The numbers are so skewed against Palestinians in this regard that it is an act of historical vandalism to counter pose the death of Israeli children against Palestinian “humiliation,” as if Palestinians haven’t died in far greater number by Israeli bombs and rockets, or suffered the pain of institutionalized hatred against them on both sides of the Green Line that has been far more traumatic than what Israelis suffer because of the animosity directed against them in the Arab world.

The President immediately followed up with another false equation, comparing the continuation of Israeli settlements with Palestinians walking away from talks, when it was in fact that former that caused the latter. Indeed, almost every remark that the President made about Israel and Palestine was substantively wrong: his arguments that Palestinians-not merely one party or group, but the collectivity of Palestinians-continue to “delegitimize Israel” and are “denying the right of Israel to exist” is false.

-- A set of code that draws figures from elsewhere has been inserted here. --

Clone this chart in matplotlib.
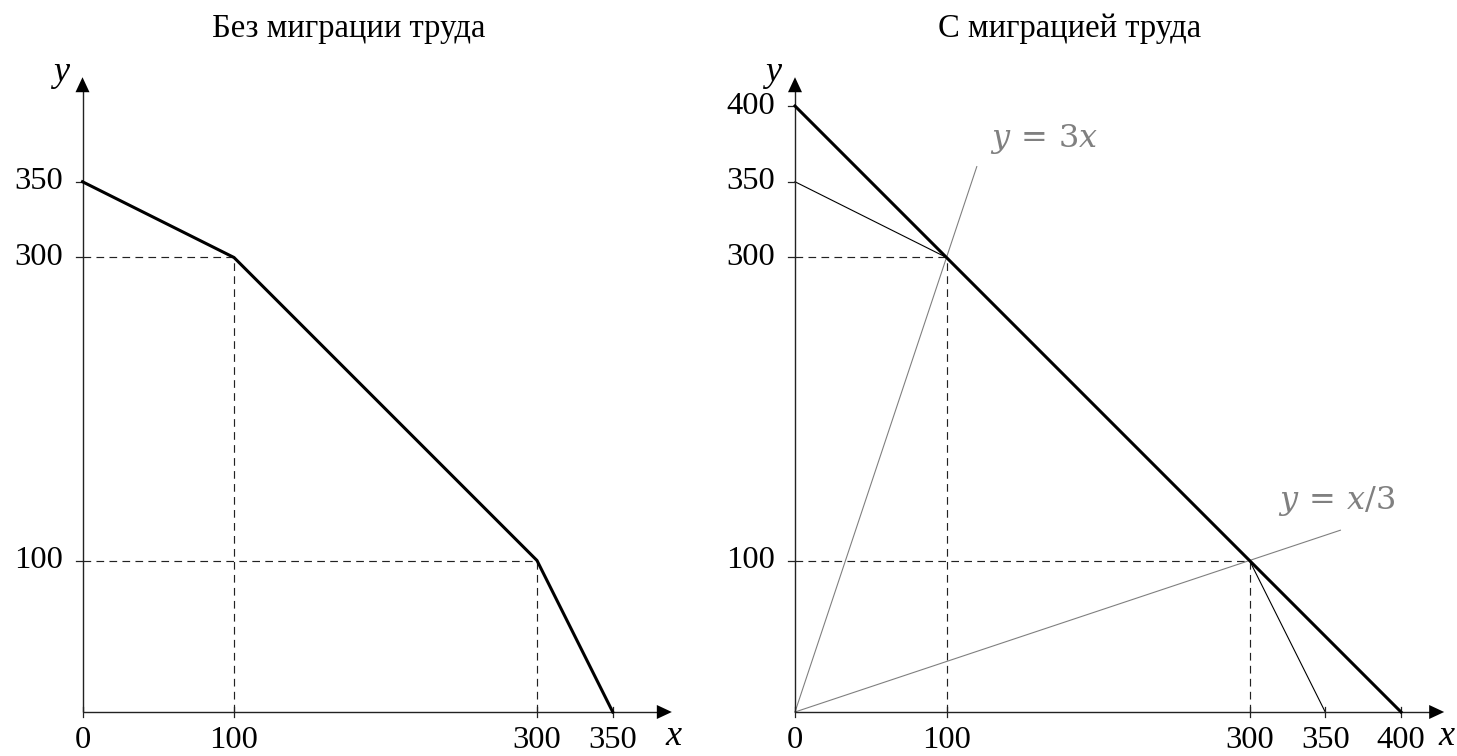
import matplotlib
matplotlib.use("Agg")
import matplotlib.pyplot as plt

# ---- data ----
left_ppf_x = [0, 100, 300, 350]
left_ppf_y = [350, 300, 100, 0]
left_xticks = [0, 100, 300, 350]
left_yticks = [100, 300, 350]
left_guides = [(100, 300), (300, 100)]

right_total_x = [0, 400]
right_total_y = [400, 0]
right_thin_a_x = [0, 100]
right_thin_a_y = [350, 300]
right_thin_b_x = [300, 350]
right_thin_b_y = [100, 0]
ray3_x = [0, 120]
ray3_y = [0, 360]
ray13_x = [0, 360]
ray13_y = [0, 120]
right_xticks = [0, 100, 300, 350, 400]
right_yticks = [100, 300, 350, 400]
right_guides = [(100, 300), (300, 100)]

titles = ["Без миграции труда", "С миграцией труда"]

W, H = 1457, 756
S = 1.515  # px per unit
OY = 712
fig = plt.figure(figsize=(W / 100, H / 100), dpi=100)

FONT = "Liberation Serif"
TICK_FS = 23.4
GRAY = "#808080"
AXC = "#222222"


def make_axes(px0, px1, ox, oy):
    ax = fig.add_axes([px0 / W, 0, (px1 - px0) / W, 1])
    ax.set_xlim((px0 - ox) / S, (px1 - ox) / S)
    ax.set_ylim((oy - H) / S, oy / S)
    ax.axis("off")
    return ax


def draw_axes(ax, xend, yend, xticks, yticks, xlab_x):
    ax.plot([0, xend - 5], [0, 0], color=AXC, lw=1.0, solid_capstyle="butt")
    ax.plot([0, 0], [0, yend - 5], color=AXC, lw=1.0, solid_capstyle="butt")
    style = "-|>,head_length=0.9,head_width=0.42"
    ax.annotate("", xy=(xend, 0), xytext=(xend - 12, 0),
                arrowprops=dict(arrowstyle=style, mutation_scale=12,
                                color="black", lw=0, shrinkA=0, shrinkB=0))
    ax.annotate("", xy=(0, yend), xytext=(0, yend - 12),
                arrowprops=dict(arrowstyle=style, mutation_scale=12,
                                color="black", lw=0, shrinkA=0, shrinkB=0))
    for t in xticks:
        ax.plot([t, t], [-3, 3], color=AXC, lw=0.9)
        ax.text(t, -28.3, str(t), ha="center", va="bottom", fontsize=TICK_FS,
                family=FONT)
    for t in yticks:
        ax.plot([-4.5, 0], [t, t], color=AXC, lw=0.9)
        ax.text(-13, t, str(t), ha="right", va="center", fontsize=TICK_FS,
                family=FONT)
    ax.text(xlab_x, -22, "x", ha="center", va="baseline", fontsize=26,
            family=FONT, style="italic")
    ax.text(-14.5, yend + 3, "y", ha="center", va="center", fontsize=26,
            family=FONT, style="italic")


def draw_guides(ax, guides):
    for gx, gy in guides:
        ax.plot([0, gx], [gy, gy], color="#222222", lw=0.85, ls=(0, (6.5, 4.5)))
        ax.plot([gx, gx], [0, gy], color="#222222", lw=0.85, ls=(0, (6.5, 4.5)))


# left panel
axL = make_axes(0, 728, 82.5, OY)
draw_guides(axL, left_guides)
draw_axes(axL, 389, 419, left_xticks, left_yticks, 390)
axL.plot(left_ppf_x, left_ppf_y, color="black", lw=2.2)
fig.text(349 / W, 1 - 37 / H, titles[0], ha="center", va="baseline",
         fontsize=23.5, family=FONT)

# right panel
axR = make_axes(728, W, 795, OY)
draw_guides(axR, right_guides)
axR.plot(ray3_x, ray3_y, color=GRAY, lw=0.8)
axR.plot(ray13_x, ray13_y, color=GRAY, lw=0.8)
axR.plot(right_thin_a_x, right_thin_a_y, color="black", lw=0.8)
axR.plot(right_thin_b_x, right_thin_b_y, color="black", lw=0.8)
draw_axes(axR, 428.5, 419, right_xticks, right_yticks, 430)
axR.plot(right_total_x, right_total_y, color="black", lw=2.2)
fig.text(1070 / W, 1 - 37 / H, titles[1], ha="center", va="baseline",
         fontsize=23.5, family=FONT)
axR.text(129, 378, "$y\\,=\\,3x$", color=GRAY, fontsize=23, ha="left",
         va="center", math_fontfamily="dejavuserif")
axR.text(319, 139, "$y\\,=\\,x/3$", color=GRAY, fontsize=23, ha="left",
         va="center", math_fontfamily="dejavuserif")

fig.savefig("out.png", dpi=100)
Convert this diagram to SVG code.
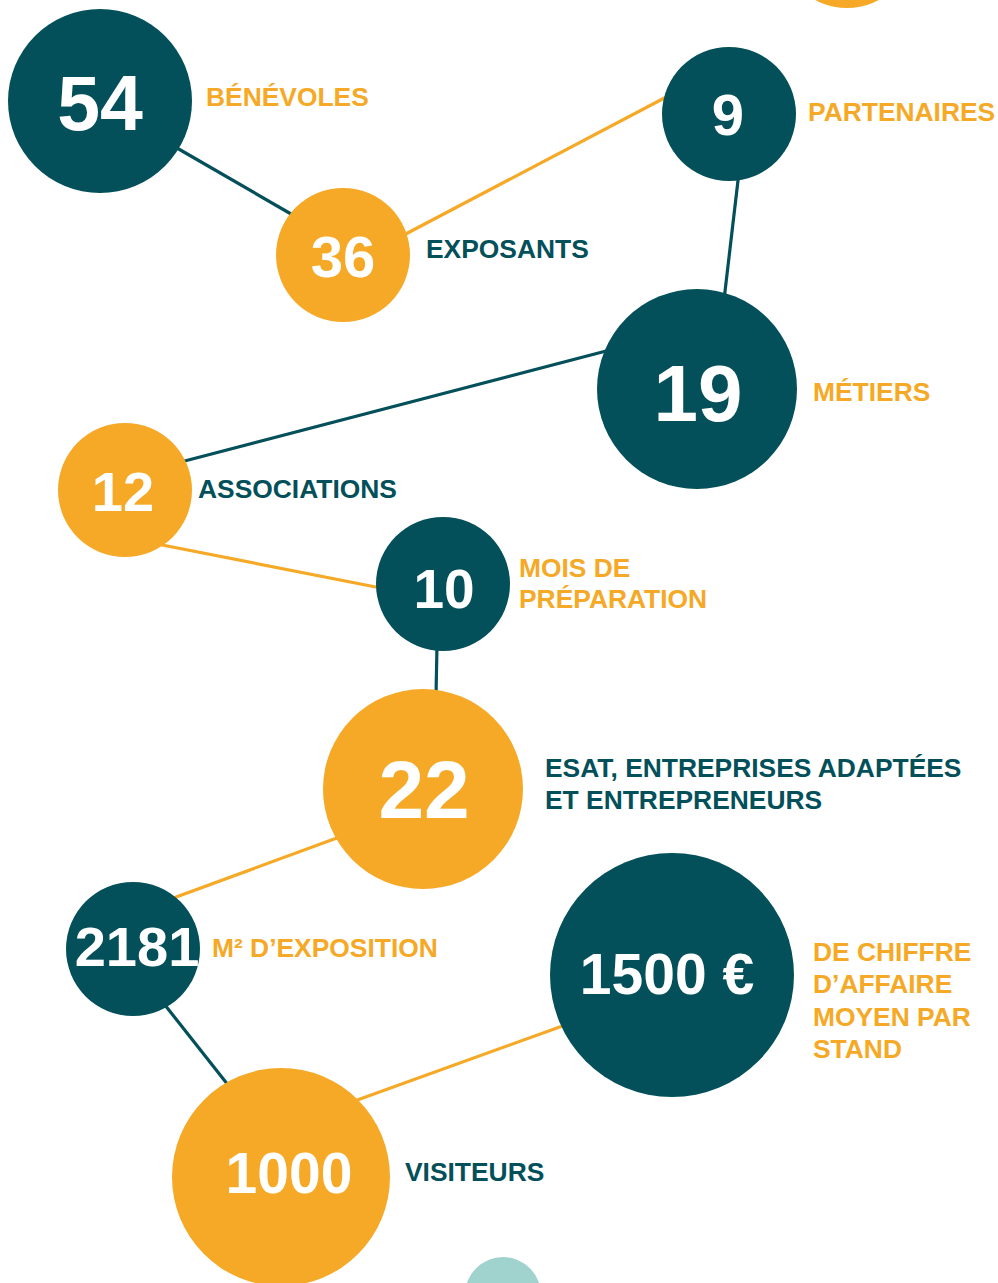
<svg xmlns="http://www.w3.org/2000/svg" width="998" height="1283" viewBox="0 0 998 1283">
<style>
.t{fill:#03505a}.o{fill:#f5a926}
.lt{stroke:#03505a;stroke-width:3.2;fill:none}.lo{stroke:#f5a926;stroke-width:3.2;fill:none}
.num{font-family:"Liberation Sans",Arial,sans-serif;font-weight:bold;fill:#ffffff;text-anchor:middle}
.lab{font-family:"Liberation Sans",Arial,sans-serif;font-weight:bold;font-size:26.4px}
.lto{fill:#f5a926}.ltt{fill:#03505a}
</style>
<rect width="998" height="1283" fill="#ffffff"/>
<g id="connectors">
<line class="lt" x1="170" y1="144" x2="298" y2="218"/>
<line class="lo" x1="400" y1="237" x2="672" y2="94"/>
<line class="lt" x1="739" y1="172" x2="724" y2="300"/>
<line class="lt" x1="610" y1="350" x2="177" y2="463"/>
<line class="lo" x1="152" y1="543" x2="386" y2="589"/>
<line class="lt" x1="437" y1="645" x2="436" y2="696"/>
<line class="lo" x1="345" y1="835" x2="168" y2="900"/>
<line class="lt" x1="161" y1="1000" x2="232" y2="1090"/>
<line class="lo" x1="349" y1="1103" x2="568" y2="1024"/>
</g>
<g id="node-top"><circle class="o" cx="847" cy="-59" r="67"/></g>
<g id="node-54"><circle class="t" cx="100" cy="101" r="92"/><text class="num" x="100" y="130" font-size="77">54</text><text class="lab lto" x="206" y="106">BÉNÉVOLES</text></g>
<g id="node-36"><circle class="o" cx="343" cy="255" r="67"/><text class="num" x="343" y="277" font-size="58">36</text><text class="lab ltt" x="426" y="258">EXPOSANTS</text></g>
<g id="node-9"><circle class="t" cx="729" cy="114" r="67"/><text class="num" x="728" y="135" font-size="58">9</text><text class="lab lto" x="808" y="121">PARTENAIRES</text></g>
<g id="node-19"><circle class="t" cx="697" cy="389" r="100"/><text class="num" x="698" y="421" font-size="80">19</text><text class="lab lto" x="813" y="401">MÉTIERS</text></g>
<g id="node-12"><circle class="o" cx="125" cy="490" r="67"/><text class="num" x="123" y="511" font-size="56">12</text><text class="lab ltt" x="198" y="498">ASSOCIATIONS</text></g>
<g id="node-10"><circle class="t" cx="443" cy="584" r="67"/><text class="num" x="444" y="608" font-size="55">10</text><text class="lab lto" x="519" y="577">MOIS DE</text><text class="lab lto" x="519" y="608">PRÉPARATION</text></g>
<g id="node-22"><circle class="o" cx="423" cy="789" r="100"/><text class="num" x="424" y="818" font-size="82">22</text><text class="lab ltt" x="545" y="777">ESAT, ENTREPRISES ADAPTÉES</text><text class="lab ltt" x="545" y="809">ET ENTREPRENEURS</text></g>
<g id="node-2181"><circle class="t" cx="133" cy="949" r="67"/><text class="num" x="137" y="966" font-size="56">2181</text><text class="lab lto" x="212" y="957">M² D’EXPOSITION</text></g>
<g id="node-1500"><circle class="t" cx="672" cy="975" r="122"/><text class="num" x="667" y="994" font-size="57">1500 €</text><text class="lab lto" x="813" y="961">DE CHIFFRE</text><text class="lab lto" x="813" y="993">D’AFFAIRE</text><text class="lab lto" x="813" y="1026">MOYEN PAR</text><text class="lab lto" x="813" y="1058">STAND</text></g>
<g id="node-1000"><circle class="o" cx="281" cy="1177" r="109"/><text class="num" x="289" y="1193" font-size="57">1000</text><text class="lab ltt" x="405" y="1181">VISITEURS</text></g>
<g id="node-bottom"><circle fill="#a0d3ce" cx="503" cy="1295" r="38"/></g>
</svg>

And his warning that Palestinian attempts to obtain a declaration at the UN recognizing their statehood is merely a “symbolic action to isolate Israel” betrays a gross misunderstanding-or at least miss-statement-of Palestinian intentions, which show a justifiable lack of hope at the US ever supporting with actions and not words the establishment of a Palestinian state.

One could argue that in this speech the President did just that, specifically by stating plainly that the US supports the creation of a Palestinian state “with borders that should be based on the 1967 lines with mutually agreed swaps… in a sovereign and contiguous state.”  This statement, which in fact has long been official (if for a long time, unstated) US policy, was part of a larger plan the President outlined, where by the two sides would address “territory and security” issues first, producing an agreement that would “provide a foundation to resolve those
two issues in a way that is just and fair, and that respects the rights and aspirations of Israelis and Palestinians.”